Holcomb emphasized that what she’s walked through isn’t necessarily deconstruction; instead of tearing down her faith, the artist said she feels as though “the roof has come off,” creating more room for wonder and expansion in her understanding of God’s love.
“I can’t take apart the foundation of God’s faithfulness I’ve known in my life. But maybe the roof is off. Maybe the back wall is open. Maybe all the windows are open. And I don’t know if I ever want to close them again. Because I think God is bigger than we know,” she said. “What if God’s love is bigger than I can understand? That’s the question I’m living with.”
That widening view of God shapes “Wherever I Go,” one of the album’s most deeply personal songs, and one Holcomb says she needs daily. Grounded in Psalm 23, the song is a meditation on being accompanied through exhaustion and the ever-present awareness of unrest and global suffering that social media provides.
“We are the first generation where we don’t have a choice but to know everything,” Holcomb said. “We’re not meant to carry the suffering of the world in our hearts all the time. We’re invited to enter in, but we’re not meant to hold it. That’s God’s job.”
As a mother, she said, this tension feels particularly sharp.

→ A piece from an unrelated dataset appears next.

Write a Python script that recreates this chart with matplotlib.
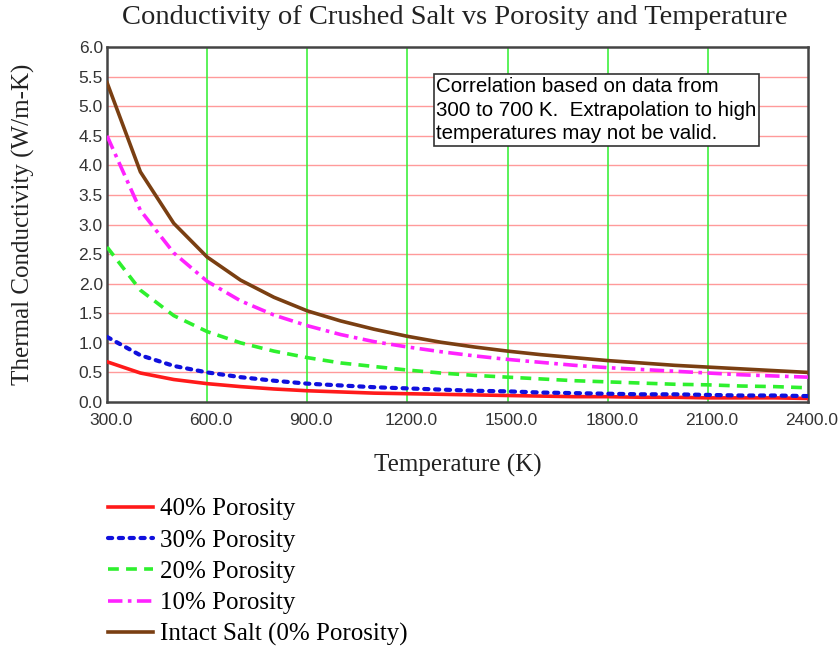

“Sometimes I feel like I’m failing,” she admitted. “All I want is to do this well, to raise these little souls well, and I can’t do that perfectly. But what comforts me is this: wherever I go, into grief, into joy, into anxiety, into wonder, God goes with me.”
“And that’s something my own heart needs to remember every single day.”
The week before Far Country arrived, a school shooting and the assassination of Charlie Kirk shocked the nation. Holcomb recalled watching the news and feeling the same paralysis many did: How do you speak of hope when the world feels shattered?
“How do you get on Instagram and say, ‘Here’s my record’?” she said. “I was weeping.”
The grief brought her back to another national trauma: September 11, 2001, when she was a freshman in college, away from home for the first time.
The night after the attacks, on her birthday, she woke feeling afraid and disoriented. Her parents called and encouraged her to open her dorm room curtains. When she did, they were standing on the lawn outside her window, having driven through the night with bagels, just to be near her.
“It was this reminder that love moves toward us, especially in the dark,” she said. “There are treasures in the darkness. You can’t see the stars during the day, but they are there.”
That, she believes, is the heart of Far Country: the invitation to hold the world’s sorrow and the world’s beauty at the same time.
“I hope this record makes space for both,” she said. “I hope it lets people say, ‘This is heavy and this is hurting’ and also, ‘Love is still here, and it is not done.'”
“It feels off down here sometimes,” she added. “Because this is not where we ultimately belong. We are beloved children of God, and we are being led back home.”
Holcomb said she hopes Far Country serves as a companion to anyone walking through questions or longing and a reminder that even when life feels disorienting or heavy, they are not alone.
“We are all just kids making our way back home,” she said. “And I’m honored to sing alongside people as we do. Before we ever make a mistake, before we are loved by others, before we wound or are wounded, before we take a breath, we are beloved. That is where we come from. And that is where we’re going.”